Neither Matt nor I were that into this but Dexter loved it. His palate is more sophisticated than ours.
And that was that. The next morning we had breakfast at the hotel, then flew home. Dexter has this funny habit of whenever he gets his hands on a soft blanket or stuffed animal, he’ll put it on the ground and lay his head on it. I guess he’s just trying it out, but it was super weird when he grabbed his blankie from me and decided to lie down, butt in the air, on the airport floor as we were attempting to board.
Copenhagen was consistent with the rest of our overseas adventure so far, in that it was rough on us. Nothing went smoothly or came easily. (I skipped over a LOT of angst. A LOT.) Funny enough, we chose Copenhagen for its family-friendly reputation, because we thought it would be easy, as opposed to say, Paris.

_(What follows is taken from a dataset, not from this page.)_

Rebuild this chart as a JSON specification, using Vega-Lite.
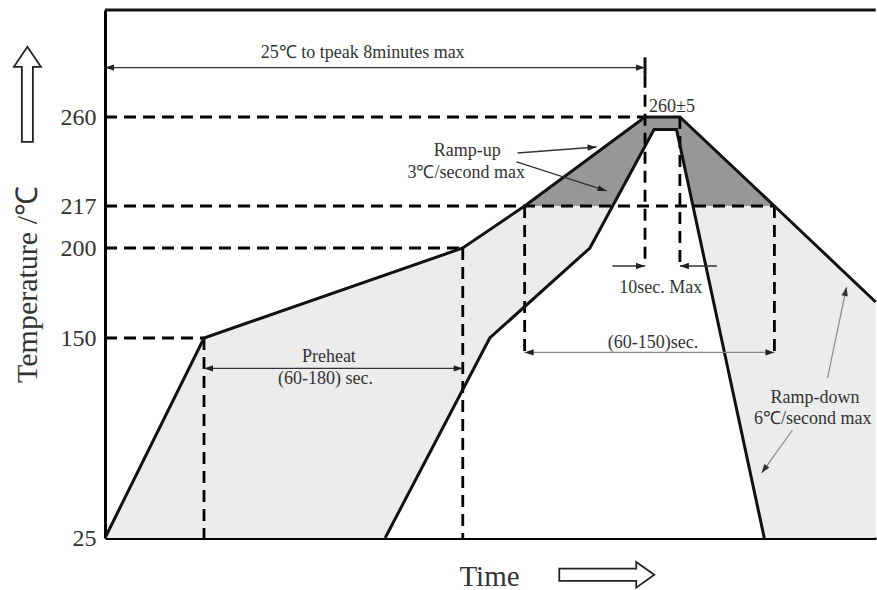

But for us, it just wasn’t.
As mentioned, we decided this trip is a rough draft and when we turn in our final report next time, we’ll be sure to hit Tivoli Gardens, plus Elsinore, plus The Round Tower, plus we meant to find the sidewalk with trampolines embedded but it never happened.

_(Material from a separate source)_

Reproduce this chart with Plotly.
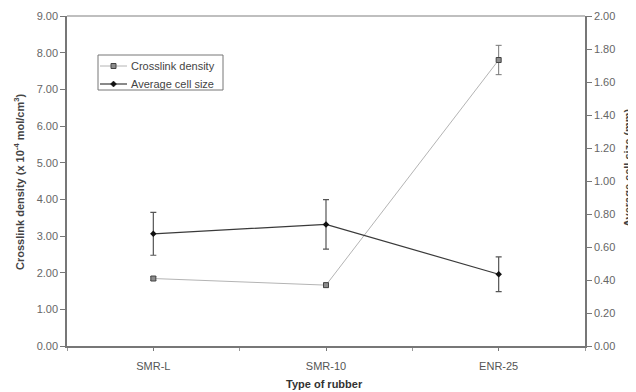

I feel like an ungrateful bastard, complaining about a fabulous, cosmopolitan birthday weekend, just because it was challenging at times. But this has been a running theme, since we’ve moved, and I don’t want to whitewash the truth: Europe has been hard on us. Look, we know big changes like this are difficult and we absolutely anticipated roadblocks and rough patches. But in reality, we’ve had more than a normal amount of both. The getting settled process has been incredibly long (we are STILL waiting for some promised flat repairs) and unlucky. I’ve only talked about it a little, because if I posted about everything that has gone awry, it is all I’d talk about, all the time. Things have evened out a bit, now, but there was a period of time when any time we hit a crossroads, things went down the crappy path, through no fault of our own.
Given all of that, the very best part of Copenhagen was coming back. Our return felt like coming home. And that feeling? That was my real birthday gift.